Class remains complicated throughout—Sycamore, for a period without family support, was, like the band of queers she traveled with, often on the edge of homelessness and drug use. But the stakes were different for everyone, with each person coming into their experiences with different sets of survival skills and cultural literacies that either helped them manage or proved insufficient.

Meanwhile the city kept changing. Sycamore locates part of that change in the very communities that gave it its gritty aura: “We brought the trendy restaurants and boutiques that we stared at with anguish and disgust, the yuppies we scorned—it was our fault that the Mission was no longer known primarily as a high-crime Latino neighborhood or just a place for thugs and welfare cheats and crack addicts on disability. We were the beginning of the end and we didn’t know what to do because we’d just found the beginning.”

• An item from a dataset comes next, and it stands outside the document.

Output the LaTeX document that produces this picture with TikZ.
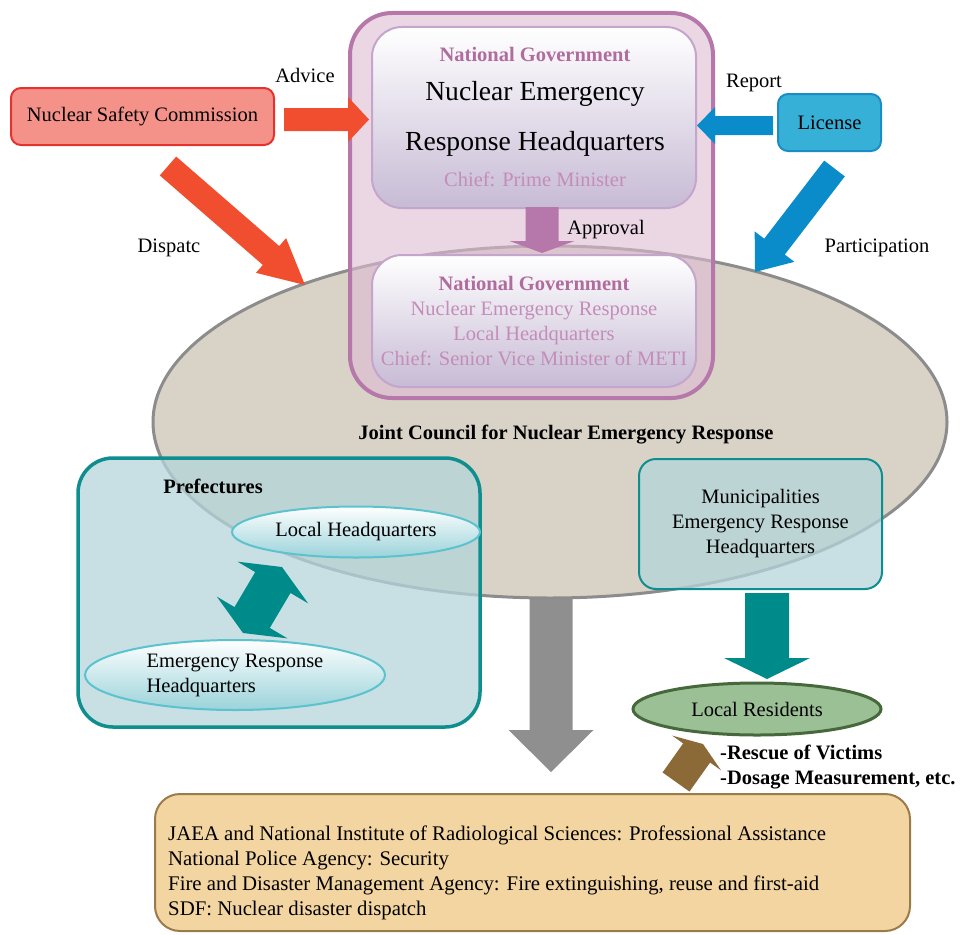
\documentclass[tikz,border=0pt]{standalone}
\usepackage{fontspec}
\setmainfont{Liberation Serif}
\usetikzlibrary{shapes.geometric,calc}
\definecolor{councilfill}{HTML}{D8D2C7}
\definecolor{councildraw}{HTML}{8C8C8C}
\definecolor{govdraw}{HTML}{B678AA}
\definecolor{govfill}{HTML}{DEBBD2}
\definecolor{hqlav}{HTML}{C7BBD5}
\definecolor{hqdraw}{HTML}{C4A5CC}
\definecolor{govpink}{HTML}{B06C9E}
\definecolor{chiefpink}{HTML}{C48DB9}
\definecolor{nscfill}{HTML}{F4928A}
\definecolor{nscdraw}{HTML}{E5322D}
\definecolor{arrowred}{HTML}{F04E2E}
\definecolor{licfill}{HTML}{37B0D8}
\definecolor{licdraw}{HTML}{1A8DC7}
\definecolor{arrowblue}{HTML}{0A8CCA}
\definecolor{tealdraw}{HTML}{0E8E8E}
\definecolor{tealfill}{HTML}{B5D5DB}
\definecolor{arrowteal}{HTML}{008B8B}
\definecolor{ovalteal}{HTML}{9AD3DA}
\definecolor{ovaldraw}{HTML}{5BC2CE}
\definecolor{resfill}{HTML}{9BC096}
\definecolor{resdraw}{HTML}{46683A}
\definecolor{arrowgray}{HTML}{8F8F8F}
\definecolor{arrowbrown}{HTML}{8C6A38}
\definecolor{supfill}{HTML}{F3D5A1}
\definecolor{supdraw}{HTML}{9B7B49}
\newcommand{\txt}{\fontsize{20.5}{25}\selectfont}
\newcommand{\bigtxt}{\fontsize{27.6}{33}\selectfont}
\newcommand{\blockarrow}[6]{%
  \pgfpointdiff{\pgfpointanchor{#2}{center}}{\pgfpointanchor{#3}{center}}%
  \pgfgetlastxy{\arrdx}{\arrdy}%
  \pgfmathsetmacro{\arrang}{atan2(\arrdy,\arrdx)}%
  \pgfmathsetmacro{\arrlen}{veclen(\arrdx,\arrdy)}%
  \fill[#1,shift={(#2)},rotate=\arrang] (0pt,-#4pt) -- ({\arrlen pt-#6pt},-#4pt)
    -- ({\arrlen pt-#6pt},-#5pt) -- (\arrlen pt,0pt) -- ({\arrlen pt-#6pt},#5pt)
    -- ({\arrlen pt-#6pt},#4pt) -- (0pt,#4pt) -- cycle;}
\newcommand{\twinarrow}[6]{%
  \pgfpointdiff{\pgfpointanchor{#2}{center}}{\pgfpointanchor{#3}{center}}%
  \pgfgetlastxy{\arrdx}{\arrdy}%
  \pgfmathsetmacro{\arrang}{atan2(\arrdy,\arrdx)}%
  \pgfmathsetmacro{\arrlen}{veclen(\arrdx,\arrdy)}%
  \fill[#1,shift={(#2)},rotate=\arrang] (0pt,0pt) -- (#6pt,#5pt) -- (#6pt,#4pt)
    -- ({\arrlen pt-#6pt},#4pt) -- ({\arrlen pt-#6pt},#5pt) -- (\arrlen pt,0pt)
    -- ({\arrlen pt-#6pt},-#5pt) -- ({\arrlen pt-#6pt},-#4pt) -- (#6pt,-#4pt)
    -- (#6pt,-#5pt) -- cycle;}
\tikzset{
  lbl/.style={font=\txt,inner sep=0pt,anchor=base},
  counciloval/.style={ellipse,draw=councildraw,fill=councilfill,line width=3pt,minimum width=794pt,minimum height=352pt,inner sep=0pt},
  govframe/.style={draw=govdraw,line width=4pt,rounded corners=42pt,minimum width=363pt,minimum height=385pt,inner sep=0pt},
  hqbox/.style={draw=hqdraw,line width=2pt,rounded corners=30pt,top color=white,bottom color=hqlav,minimum width=324pt,inner sep=0pt},
  nscbox/.style={draw=nscdraw,fill=nscfill,line width=2pt,rounded corners=10pt,minimum width=263pt,minimum height=57pt,font=\txt},
  licbox/.style={draw=licdraw,fill=licfill,line width=2pt,rounded corners=10pt,minimum width=103pt,minimum height=57pt,font=\txt},
  tealbox/.style={draw=tealdraw,fill=tealfill,fill opacity=0.75,text opacity=1,font=\txt,align=center,inner sep=0pt},
  tealoval/.style={ellipse,draw=ovaldraw,line width=2pt,top color=white,bottom color=ovalteal,font=\txt,inner sep=0pt},
  resoval/.style={ellipse,draw=resdraw,fill=resfill,line width=3pt,minimum width=248pt,minimum height=52pt,font=\txt,inner sep=0pt},
  supbox/.style={draw=supdraw,fill=supfill,line width=2pt,rounded corners=25pt,minimum width=755pt,minimum height=137pt,inner sep=0pt}
}
\begin{document}
\begin{tikzpicture}[x=1pt,y=-1pt]
  \useasboundingbox (0,0) rectangle (960,934);
  \coordinate (gryA) at (551,590);
  \coordinate (gryB) at (551,772);
  \blockarrow{arrowgray}{gryA}{gryB}{21.5}{42.5}{42}
  \node[counciloval] (council) at (550,422) {};
  \node[lbl,font=\txt\bfseries] (councillbl) at (566,439) {Joint Council for Nuclear Emergency Response};
  \coordinate (disA) at (168,166);
  \coordinate (disB) at (305,285);
  \blockarrow{arrowred}{disA}{disB}{12.5}{23}{45}
  \node[lbl] (dislbl) at (169,252) {Dispatc};
  \coordinate (parA) at (834.5,168.5);
  \coordinate (parB) at (755,272);
  \blockarrow{arrowblue}{parA}{parB}{13}{25}{32}
  \node[lbl] (parlbl) at (877,252) {Participation};
  \node[govframe,fill=govfill,fill opacity=0.6] (gov) at (531.5,205.5) {};
  \node[hqbox,minimum height=181pt] (hq) at (534,117.5) {};
  \node[lbl,font=\txt\bfseries,text=govpink] (hqgov) at (535,61) {National Government};
  \node[lbl,font=\bigtxt] (hqname) at (535,100) {Nuclear Emergency};
  \node[lbl,font=\bigtxt] (hqname2) at (535,150) {Response Headquarters};
  \node[lbl,text=chiefpink] (hqchief) at (535,186) {Chief: Prime Minister};
  \node[hqbox,minimum height=132pt,font=\txt,text=chiefpink,align=center] (localhq) at (534,321)
    {\textbf{\color{govpink}National Government}\\Nuclear Emergency Response\\Local Headquarters\\Chief: Senior Vice Minister of METI};
  \coordinate (aprA) at (542,207);
  \coordinate (aprB) at (542,253);
  \blockarrow{govdraw}{aprA}{aprB}{16.5}{32.5}{12}
  \node[lbl] (aprlbl) at (606,234) {Approval};
  \node[nscbox] (nsc) at (142.5,116.5) {Nuclear Safety Commission};
  \coordinate (advA) at (284,119.5);
  \coordinate (advB) at (369,119.5);
  \blockarrow{arrowred}{advA}{advB}{11.5}{22.5}{21}
  \node[lbl] (advlbl) at (305,82) {Advice};
  \node[licbox] (lic) at (829.5,122.5) {License};
  \coordinate (repA) at (773,125.5);
  \coordinate (repB) at (697,125.5);
  \blockarrow{arrowblue}{repA}{repB}{9.5}{18.5}{18}
  \node[lbl] (replbl) at (754,87) {Report};
  \node[tealbox,line width=3.5pt,rounded corners=35pt,minimum width=402pt,minimum height=269pt] (pref) at (279,592.5) {};
  \node[lbl,font=\txt\bfseries] (preflbl) at (213,493) {Prefectures};
  \node[tealoval,minimum width=248pt,minimum height=51pt] (prefhq) at (356,532) {Local Headquarters};
  \node[tealoval,minimum width=300pt,minimum height=70pt,align=left] (preferh) at (235,675) {Emergency Response\\Headquarters};
  \coordinate (twinA) at (243,633);
  \coordinate (twinB) at (282,567);
  \twinarrow{arrowteal}{twinA}{twinB}{20.5}{41}{18}
  \node[tealbox,line width=2pt,rounded corners=17pt,minimum width=243pt,minimum height=130pt] (muni) at (760.5,524)
    {Municipalities\\Emergency Response\\Headquarters};
  \coordinate (munA) at (767,593);
  \coordinate (munB) at (767,679);
  \blockarrow{arrowteal}{munA}{munB}{22}{43}{21}
  \node[resoval] (res) at (757,709) {Local Residents};
  \node[supbox] (sup) at (532.5,862.5) {};
  \node[lbl,anchor=west,align=left,font=\fontsize{20.8}{25}\selectfont] (suptxt) at (168,873)
    {JAEA and National Institute of Radiological Sciences: Professional Assistance\\
     National Police Agency: Security\\
     Fire and Disaster Management Agency: Fire extinguishing, reuse and first-aid\\
     SDF: Nuclear disaster dispatch};
  \coordinate (brnA) at (676,782);
  \coordinate (brnB) at (703,744);
  \blockarrow{arrowbrown}{brnA}{brnB}{16.5}{30}{11}
  \node[lbl,anchor=west,align=left,font=\txt\bfseries] (rescue) at (720,767)
    {-Rescue of Victims\\-Dosage Measurement, etc.};
\end{tikzpicture}
\end{document}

Sycamore no longer lives in San Francisco, but the kind of work she did there continues: activists highlighted in this book focus on housing and prison issues; Gay Shame is now in its 11th year, and still staging demonstrations against the corporate takeover of the city. This isn’t a nostalgic piece but that rare thing, a political memoir told with personal candor, and which makes it clear that the connection between fucking and political change is always palpable.